As a salute to her HBCU background and heritage, Howard University’s Showtime Marching Band escorted Vice President Harris and performed a special drum cadence in her honor. Howard University President Wayne A. I. Frederick stated, “It is our esteemed honor to be involved in the historic inauguration of President Joe Biden and Vice President Kamala Harris.”
Amanda Gorman, America’s first youth poet laureate, gave a resounding presentation following President Biden’s inaugural speech. Gorman said, “We will not march back to what was, but move to what shall be, a country that is bruised but whole, benevolent but bold, fierce and free. We will not be turned around or interrupted by intimidation because we know our inaction and inertia will become the future.”
The theme for Biden’s inauguration was “America United,” an idea that social distancing does not warrant a discord in social behavior.

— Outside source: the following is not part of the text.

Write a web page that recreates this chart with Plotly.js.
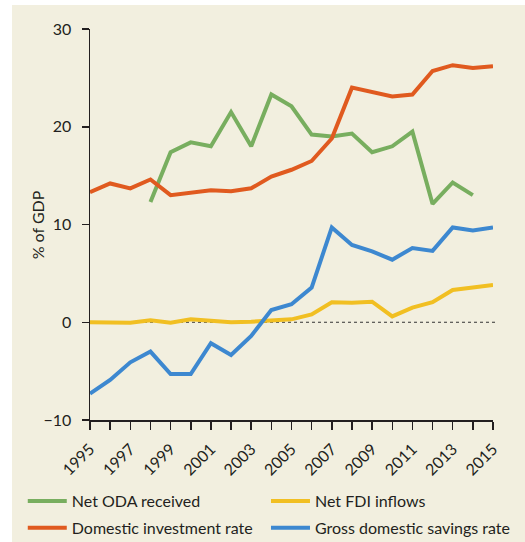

He said the truth has been revealed countless times; the nation is living in a space of hate based on the color of one’s skin. The Biden presidency promises to work daily in making this nation face the racial problems that plague underrepresented communities. Both and Vice-President Harris are striving for an America free from the glass ceiling that has historically held women and minorities back from national power and influence.